The latest in a long, long line of problematic choices isn’t finalised and is still very much unconfirmed, but it’s just ridiculous enough to think “Yeah, Twitch would do that”.

In a report from Bloomberg, sources told the publication that the platform is considering a change which could see creators earning less while also running more advertising.

Perhaps most egregious is the suggestion that Twitch will change how much money a creator in its partner programme earns from a subscription.

These changes would seemingly only affect the top creators who would see the 70 percent share they get from subscriptions brought down to 50 percent. There will also be more incentives to run advertising and reportedly, new tiers that would determine how much you earn from subscriptions.

Now, this would bring bigger players on par with the average Twitch streamer, but we have to wonder whether that would do more harm than good. According to Bloomberg, one carrot Twitch could offer in order to keep high-profile streamers on its platform is by ditching exclusivity restrictions.

Ultimately, this looks rather good for YouTube.

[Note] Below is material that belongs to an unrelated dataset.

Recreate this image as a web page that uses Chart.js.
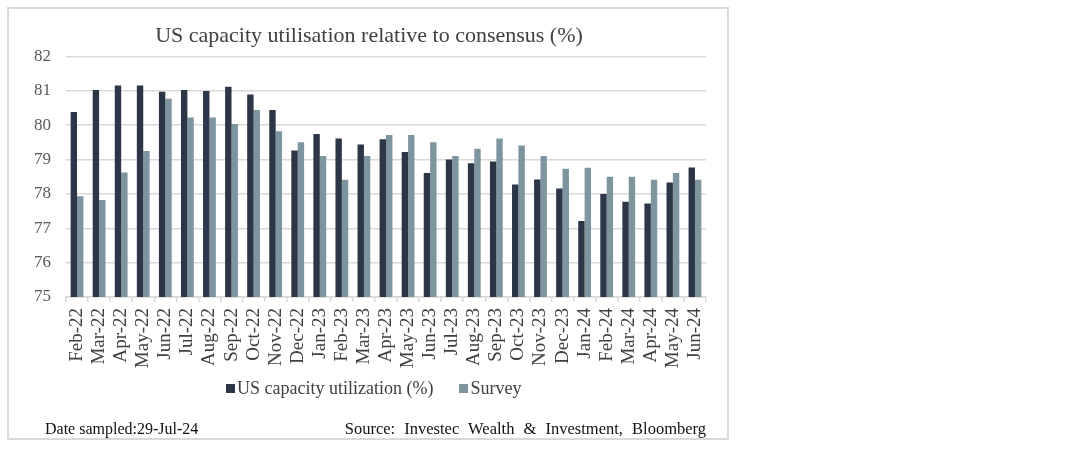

As TechCrunch reports, YouTube projected revenue of $7.51 billion for the first quarter of the year but missed the mark and only brought in $6.87 billion. However, this isn’t as bad as it seems at first glance.

During an earnings call this week Google and Alphabet chief financial officer Ruth Porat said the reason for this decline is thanks to a dip in Play revenue brought on by pricing changes. When it comes to subscriptions, YouTube Premium, YouTube Music and YouTube TV are gaining subscribers and as a result, revenue.

Furthermore, advertising revenue was still 14 percent higher than the same quarter in 2021, so while it missed its projections, advertising revenue isn’t a problem for Google like it seemingly is for Twitch.

Of course, the changes that Bloomberg have reported on could simply be the C-Suite kicking ideas around on how to bring in more revenue. Unfortunately, this move doesn’t look good for creators and while this would only affect those in the upper echelons of the partner programme, those aren’t voices you want to anger.

Beyond that, who’s to say that Twitch won’t filter these changes down to smaller creators and take a greater share of the revenue they bring in.